──────── DATA SEGMENT

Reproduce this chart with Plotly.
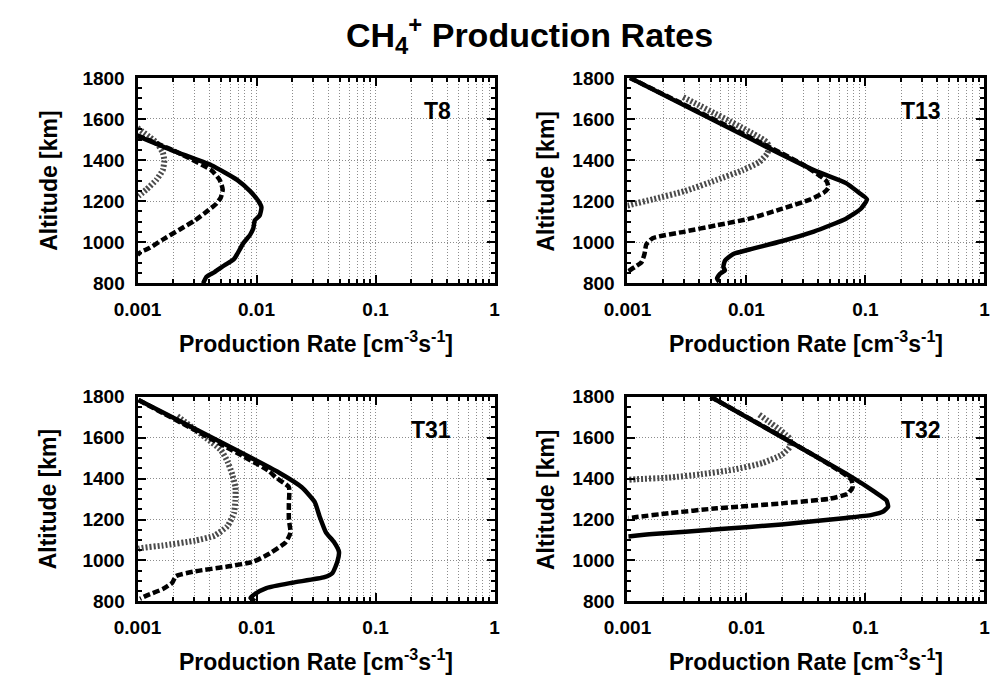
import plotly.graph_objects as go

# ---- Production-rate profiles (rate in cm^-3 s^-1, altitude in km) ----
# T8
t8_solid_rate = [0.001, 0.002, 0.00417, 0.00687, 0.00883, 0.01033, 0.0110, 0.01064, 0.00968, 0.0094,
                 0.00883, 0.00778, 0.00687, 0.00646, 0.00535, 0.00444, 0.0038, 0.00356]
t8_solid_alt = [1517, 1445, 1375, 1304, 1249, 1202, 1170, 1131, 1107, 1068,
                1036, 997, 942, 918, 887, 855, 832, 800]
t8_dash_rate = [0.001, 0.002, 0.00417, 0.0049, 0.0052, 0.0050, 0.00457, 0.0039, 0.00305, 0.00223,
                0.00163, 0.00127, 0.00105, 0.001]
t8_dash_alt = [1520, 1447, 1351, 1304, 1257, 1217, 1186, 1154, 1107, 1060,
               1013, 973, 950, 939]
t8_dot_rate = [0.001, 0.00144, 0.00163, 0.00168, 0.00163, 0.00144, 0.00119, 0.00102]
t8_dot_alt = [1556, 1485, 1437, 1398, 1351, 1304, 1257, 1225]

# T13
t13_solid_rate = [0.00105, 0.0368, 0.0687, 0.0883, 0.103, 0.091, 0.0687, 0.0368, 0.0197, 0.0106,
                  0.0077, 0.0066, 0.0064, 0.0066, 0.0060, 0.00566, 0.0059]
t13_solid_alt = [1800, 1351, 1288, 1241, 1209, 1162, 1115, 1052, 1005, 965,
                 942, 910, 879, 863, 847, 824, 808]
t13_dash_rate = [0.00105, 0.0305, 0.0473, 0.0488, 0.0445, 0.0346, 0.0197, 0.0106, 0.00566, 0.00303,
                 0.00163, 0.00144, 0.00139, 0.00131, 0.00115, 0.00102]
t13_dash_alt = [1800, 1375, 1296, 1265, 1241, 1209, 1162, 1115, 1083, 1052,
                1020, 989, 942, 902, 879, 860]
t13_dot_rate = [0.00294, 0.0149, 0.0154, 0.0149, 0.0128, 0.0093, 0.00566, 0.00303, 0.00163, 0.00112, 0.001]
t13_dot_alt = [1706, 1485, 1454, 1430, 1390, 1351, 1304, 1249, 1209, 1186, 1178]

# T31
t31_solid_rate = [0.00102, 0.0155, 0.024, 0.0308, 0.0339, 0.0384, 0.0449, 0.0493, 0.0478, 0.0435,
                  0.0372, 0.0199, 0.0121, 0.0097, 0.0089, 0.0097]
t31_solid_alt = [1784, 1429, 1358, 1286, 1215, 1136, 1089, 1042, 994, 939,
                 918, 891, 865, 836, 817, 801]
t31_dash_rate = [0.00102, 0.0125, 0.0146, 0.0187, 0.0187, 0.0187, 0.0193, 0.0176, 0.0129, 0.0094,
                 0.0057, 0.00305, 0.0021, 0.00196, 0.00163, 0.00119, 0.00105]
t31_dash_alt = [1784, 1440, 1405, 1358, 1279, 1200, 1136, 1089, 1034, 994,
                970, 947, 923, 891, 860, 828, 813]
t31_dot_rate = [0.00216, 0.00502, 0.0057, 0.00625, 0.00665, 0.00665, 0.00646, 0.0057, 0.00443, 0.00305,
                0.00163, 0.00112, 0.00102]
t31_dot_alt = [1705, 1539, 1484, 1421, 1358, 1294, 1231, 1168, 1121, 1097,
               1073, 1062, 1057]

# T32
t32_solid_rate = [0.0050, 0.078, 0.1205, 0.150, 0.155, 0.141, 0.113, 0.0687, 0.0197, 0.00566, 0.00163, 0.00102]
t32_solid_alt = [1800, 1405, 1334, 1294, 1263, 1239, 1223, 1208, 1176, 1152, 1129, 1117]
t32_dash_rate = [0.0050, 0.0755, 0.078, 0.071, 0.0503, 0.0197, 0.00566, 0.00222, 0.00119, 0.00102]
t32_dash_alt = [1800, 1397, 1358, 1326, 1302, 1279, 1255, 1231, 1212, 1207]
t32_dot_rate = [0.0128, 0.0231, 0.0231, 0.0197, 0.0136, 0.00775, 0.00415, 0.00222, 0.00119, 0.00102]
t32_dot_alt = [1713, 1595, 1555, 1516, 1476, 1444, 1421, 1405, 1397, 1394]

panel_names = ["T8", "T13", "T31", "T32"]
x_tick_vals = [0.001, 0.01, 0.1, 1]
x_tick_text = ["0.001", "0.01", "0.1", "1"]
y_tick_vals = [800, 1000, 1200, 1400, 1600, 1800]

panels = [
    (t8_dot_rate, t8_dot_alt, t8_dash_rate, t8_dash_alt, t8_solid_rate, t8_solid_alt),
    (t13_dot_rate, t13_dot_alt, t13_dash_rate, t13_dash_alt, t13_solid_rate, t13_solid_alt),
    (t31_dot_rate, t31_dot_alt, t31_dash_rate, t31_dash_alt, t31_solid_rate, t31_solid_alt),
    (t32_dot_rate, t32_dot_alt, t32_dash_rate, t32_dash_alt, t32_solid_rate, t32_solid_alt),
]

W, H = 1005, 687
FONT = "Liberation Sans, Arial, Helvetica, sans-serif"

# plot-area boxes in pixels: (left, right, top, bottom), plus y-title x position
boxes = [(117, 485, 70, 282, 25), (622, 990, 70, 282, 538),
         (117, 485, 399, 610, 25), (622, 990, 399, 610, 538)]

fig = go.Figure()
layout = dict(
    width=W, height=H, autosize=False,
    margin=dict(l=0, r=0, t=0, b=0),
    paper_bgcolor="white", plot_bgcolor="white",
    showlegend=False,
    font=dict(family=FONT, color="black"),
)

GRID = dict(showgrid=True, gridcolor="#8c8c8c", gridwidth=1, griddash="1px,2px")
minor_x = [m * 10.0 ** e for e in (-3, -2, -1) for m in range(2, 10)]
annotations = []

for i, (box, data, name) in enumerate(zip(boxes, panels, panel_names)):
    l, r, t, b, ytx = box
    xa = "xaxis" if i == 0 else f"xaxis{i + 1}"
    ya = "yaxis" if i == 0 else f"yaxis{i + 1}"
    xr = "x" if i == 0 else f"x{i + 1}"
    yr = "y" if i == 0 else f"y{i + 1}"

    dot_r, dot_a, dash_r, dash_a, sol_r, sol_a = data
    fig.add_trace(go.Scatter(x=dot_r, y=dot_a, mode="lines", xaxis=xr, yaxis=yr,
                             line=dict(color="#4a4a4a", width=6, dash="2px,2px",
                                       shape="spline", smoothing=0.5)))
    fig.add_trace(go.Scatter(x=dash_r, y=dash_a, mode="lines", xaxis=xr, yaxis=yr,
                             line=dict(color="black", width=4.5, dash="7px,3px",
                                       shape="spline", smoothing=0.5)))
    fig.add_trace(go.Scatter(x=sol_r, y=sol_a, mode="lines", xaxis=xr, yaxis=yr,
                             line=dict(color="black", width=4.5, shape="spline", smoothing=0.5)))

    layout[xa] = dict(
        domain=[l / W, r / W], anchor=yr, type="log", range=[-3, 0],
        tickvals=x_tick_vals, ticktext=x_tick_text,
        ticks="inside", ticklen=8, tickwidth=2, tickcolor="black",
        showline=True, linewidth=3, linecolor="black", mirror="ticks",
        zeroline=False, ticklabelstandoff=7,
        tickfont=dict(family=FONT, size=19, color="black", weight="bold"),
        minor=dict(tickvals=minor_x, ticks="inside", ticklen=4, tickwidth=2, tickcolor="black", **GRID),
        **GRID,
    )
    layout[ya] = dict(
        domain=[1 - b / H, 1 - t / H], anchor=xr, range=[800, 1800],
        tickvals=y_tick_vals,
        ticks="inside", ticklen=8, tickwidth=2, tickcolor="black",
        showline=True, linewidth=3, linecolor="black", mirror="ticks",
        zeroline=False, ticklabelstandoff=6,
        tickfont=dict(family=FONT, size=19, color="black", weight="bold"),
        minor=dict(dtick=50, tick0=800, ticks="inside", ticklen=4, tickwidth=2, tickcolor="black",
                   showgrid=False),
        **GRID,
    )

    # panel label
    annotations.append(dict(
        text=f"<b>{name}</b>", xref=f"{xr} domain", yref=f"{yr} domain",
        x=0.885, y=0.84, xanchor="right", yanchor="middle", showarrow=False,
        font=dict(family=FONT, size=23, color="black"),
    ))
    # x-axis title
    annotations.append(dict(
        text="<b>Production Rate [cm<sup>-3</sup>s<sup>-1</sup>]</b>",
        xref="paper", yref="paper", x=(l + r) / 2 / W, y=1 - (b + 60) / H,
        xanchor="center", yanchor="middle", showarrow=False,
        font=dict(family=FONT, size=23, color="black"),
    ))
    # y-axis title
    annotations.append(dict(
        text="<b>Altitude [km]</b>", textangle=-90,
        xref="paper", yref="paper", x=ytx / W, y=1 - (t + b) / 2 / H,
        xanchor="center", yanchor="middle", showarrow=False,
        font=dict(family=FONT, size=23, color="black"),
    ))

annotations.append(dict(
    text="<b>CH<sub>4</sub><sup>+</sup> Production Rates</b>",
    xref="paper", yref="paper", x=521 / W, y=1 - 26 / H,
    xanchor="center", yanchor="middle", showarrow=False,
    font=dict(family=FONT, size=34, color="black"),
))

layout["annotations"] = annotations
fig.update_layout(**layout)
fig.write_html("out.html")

────────────────

> _EXERCISE DETAILS_: Repeat the lines above, starting at the first and stopping after the line that holds "import plotly.graph_objects as go", with the pictures left out.

> _RESPONSE_:
Reproduce this chart with Plotly.
import plotly.graph_objects as go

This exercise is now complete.